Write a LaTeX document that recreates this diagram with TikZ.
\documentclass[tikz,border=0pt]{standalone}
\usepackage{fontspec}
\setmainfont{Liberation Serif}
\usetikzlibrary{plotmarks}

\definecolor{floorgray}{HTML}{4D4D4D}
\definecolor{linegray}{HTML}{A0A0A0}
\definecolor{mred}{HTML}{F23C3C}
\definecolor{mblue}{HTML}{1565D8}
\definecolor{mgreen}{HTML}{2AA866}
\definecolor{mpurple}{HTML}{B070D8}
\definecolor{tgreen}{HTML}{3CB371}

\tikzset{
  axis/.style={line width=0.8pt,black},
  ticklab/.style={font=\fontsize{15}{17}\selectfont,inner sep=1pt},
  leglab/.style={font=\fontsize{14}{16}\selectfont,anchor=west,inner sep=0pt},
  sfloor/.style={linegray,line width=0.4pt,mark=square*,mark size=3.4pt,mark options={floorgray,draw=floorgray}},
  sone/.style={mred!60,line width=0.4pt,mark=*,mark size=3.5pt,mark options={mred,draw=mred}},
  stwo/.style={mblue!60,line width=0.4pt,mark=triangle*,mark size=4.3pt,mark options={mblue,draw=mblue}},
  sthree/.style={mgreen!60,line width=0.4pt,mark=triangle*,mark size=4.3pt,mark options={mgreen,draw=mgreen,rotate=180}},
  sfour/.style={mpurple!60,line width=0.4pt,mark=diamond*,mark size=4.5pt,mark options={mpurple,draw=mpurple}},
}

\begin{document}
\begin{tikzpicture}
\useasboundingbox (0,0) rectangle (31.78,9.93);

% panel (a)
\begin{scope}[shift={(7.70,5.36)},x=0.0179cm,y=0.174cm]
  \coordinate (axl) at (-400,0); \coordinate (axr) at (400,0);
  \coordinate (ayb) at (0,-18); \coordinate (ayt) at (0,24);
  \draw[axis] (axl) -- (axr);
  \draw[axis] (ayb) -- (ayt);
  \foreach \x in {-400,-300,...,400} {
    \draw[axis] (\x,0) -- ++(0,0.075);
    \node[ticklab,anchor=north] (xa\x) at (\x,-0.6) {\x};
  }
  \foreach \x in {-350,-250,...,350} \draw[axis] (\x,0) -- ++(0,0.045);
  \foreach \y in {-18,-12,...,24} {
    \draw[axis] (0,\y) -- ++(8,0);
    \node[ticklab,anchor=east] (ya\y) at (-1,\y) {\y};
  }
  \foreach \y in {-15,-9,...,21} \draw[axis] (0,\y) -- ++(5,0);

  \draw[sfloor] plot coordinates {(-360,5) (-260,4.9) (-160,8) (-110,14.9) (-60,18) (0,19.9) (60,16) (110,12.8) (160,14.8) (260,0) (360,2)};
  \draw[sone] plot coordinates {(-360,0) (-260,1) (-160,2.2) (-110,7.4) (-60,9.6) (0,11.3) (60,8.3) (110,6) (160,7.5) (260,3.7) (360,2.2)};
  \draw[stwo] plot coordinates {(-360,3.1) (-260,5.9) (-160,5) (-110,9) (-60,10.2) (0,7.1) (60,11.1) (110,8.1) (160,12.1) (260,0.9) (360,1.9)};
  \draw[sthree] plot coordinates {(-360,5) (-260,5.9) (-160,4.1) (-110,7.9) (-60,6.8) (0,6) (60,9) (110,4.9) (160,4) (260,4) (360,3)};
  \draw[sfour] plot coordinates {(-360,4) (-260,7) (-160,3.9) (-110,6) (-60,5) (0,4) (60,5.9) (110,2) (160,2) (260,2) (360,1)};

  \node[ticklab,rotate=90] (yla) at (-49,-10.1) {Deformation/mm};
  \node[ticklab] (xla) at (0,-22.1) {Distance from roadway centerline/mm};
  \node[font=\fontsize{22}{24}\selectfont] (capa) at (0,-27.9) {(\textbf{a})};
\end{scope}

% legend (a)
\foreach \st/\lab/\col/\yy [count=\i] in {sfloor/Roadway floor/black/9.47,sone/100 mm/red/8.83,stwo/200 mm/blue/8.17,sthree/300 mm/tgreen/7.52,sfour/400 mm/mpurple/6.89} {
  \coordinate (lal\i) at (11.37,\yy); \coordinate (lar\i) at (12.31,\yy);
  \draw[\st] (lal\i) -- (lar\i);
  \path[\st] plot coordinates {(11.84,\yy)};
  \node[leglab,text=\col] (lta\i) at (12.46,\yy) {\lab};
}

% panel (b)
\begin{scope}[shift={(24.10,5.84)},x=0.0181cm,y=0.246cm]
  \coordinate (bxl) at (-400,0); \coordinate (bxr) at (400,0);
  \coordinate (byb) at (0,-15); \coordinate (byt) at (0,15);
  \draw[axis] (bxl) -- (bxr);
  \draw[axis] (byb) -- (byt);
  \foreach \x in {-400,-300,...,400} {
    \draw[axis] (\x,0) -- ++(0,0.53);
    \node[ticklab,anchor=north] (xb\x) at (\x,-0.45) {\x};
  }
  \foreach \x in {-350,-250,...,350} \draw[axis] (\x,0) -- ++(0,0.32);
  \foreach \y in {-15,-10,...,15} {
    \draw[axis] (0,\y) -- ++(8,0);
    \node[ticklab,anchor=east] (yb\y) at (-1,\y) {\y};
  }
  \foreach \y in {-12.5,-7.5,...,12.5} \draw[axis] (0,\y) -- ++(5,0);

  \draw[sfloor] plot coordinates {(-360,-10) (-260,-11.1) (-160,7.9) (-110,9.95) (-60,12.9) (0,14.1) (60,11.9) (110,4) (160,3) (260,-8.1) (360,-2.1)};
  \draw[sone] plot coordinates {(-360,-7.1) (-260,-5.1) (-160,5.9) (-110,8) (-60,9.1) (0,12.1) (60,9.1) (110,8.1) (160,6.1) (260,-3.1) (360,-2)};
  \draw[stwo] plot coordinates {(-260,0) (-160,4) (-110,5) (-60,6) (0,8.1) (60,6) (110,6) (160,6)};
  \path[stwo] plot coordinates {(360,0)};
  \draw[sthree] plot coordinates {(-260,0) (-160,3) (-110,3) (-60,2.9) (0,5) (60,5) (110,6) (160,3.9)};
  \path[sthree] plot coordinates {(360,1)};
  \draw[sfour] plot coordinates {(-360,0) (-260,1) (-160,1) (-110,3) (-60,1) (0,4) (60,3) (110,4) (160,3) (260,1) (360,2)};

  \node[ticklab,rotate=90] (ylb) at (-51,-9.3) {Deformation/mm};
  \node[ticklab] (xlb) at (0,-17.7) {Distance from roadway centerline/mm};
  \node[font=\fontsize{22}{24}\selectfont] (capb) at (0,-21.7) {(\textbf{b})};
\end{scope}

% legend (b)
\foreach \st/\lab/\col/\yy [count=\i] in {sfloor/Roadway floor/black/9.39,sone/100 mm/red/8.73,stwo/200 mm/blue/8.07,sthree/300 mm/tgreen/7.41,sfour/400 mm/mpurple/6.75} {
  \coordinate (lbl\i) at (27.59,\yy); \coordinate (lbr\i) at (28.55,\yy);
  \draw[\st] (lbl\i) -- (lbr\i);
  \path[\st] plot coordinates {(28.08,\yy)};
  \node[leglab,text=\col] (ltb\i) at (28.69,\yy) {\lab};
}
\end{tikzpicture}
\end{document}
┄┄┄┄┄┄
#### [WHAT YOU HAVE TO DO]
Write out, unaltered, the lines from the opening of the listing through the line that includes "(0,0) rectangle (31.78,9.93);".

#### [SOLUTION FOR THIS TASK]
Write a LaTeX document that recreates this diagram with TikZ.
\documentclass[tikz,border=0pt]{standalone}
\usepackage{fontspec}
\setmainfont{Liberation Serif}
\usetikzlibrary{plotmarks}

\definecolor{floorgray}{HTML}{4D4D4D}
\definecolor{linegray}{HTML}{A0A0A0}
\definecolor{mred}{HTML}{F23C3C}
\definecolor{mblue}{HTML}{1565D8}
\definecolor{mgreen}{HTML}{2AA866}
\definecolor{mpurple}{HTML}{B070D8}
\definecolor{tgreen}{HTML}{3CB371}

\tikzset{
  axis/.style={line width=0.8pt,black},
  ticklab/.style={font=\fontsize{15}{17}\selectfont,inner sep=1pt},
  leglab/.style={font=\fontsize{14}{16}\selectfont,anchor=west,inner sep=0pt},
  sfloor/.style={linegray,line width=0.4pt,mark=square*,mark size=3.4pt,mark options={floorgray,draw=floorgray}},
  sone/.style={mred!60,line width=0.4pt,mark=*,mark size=3.5pt,mark options={mred,draw=mred}},
  stwo/.style={mblue!60,line width=0.4pt,mark=triangle*,mark size=4.3pt,mark options={mblue,draw=mblue}},
  sthree/.style={mgreen!60,line width=0.4pt,mark=triangle*,mark size=4.3pt,mark options={mgreen,draw=mgreen,rotate=180}},
  sfour/.style={mpurple!60,line width=0.4pt,mark=diamond*,mark size=4.5pt,mark options={mpurple,draw=mpurple}},
}

\begin{document}
\begin{tikzpicture}
\useasboundingbox (0,0) rectangle (31.78,9.93);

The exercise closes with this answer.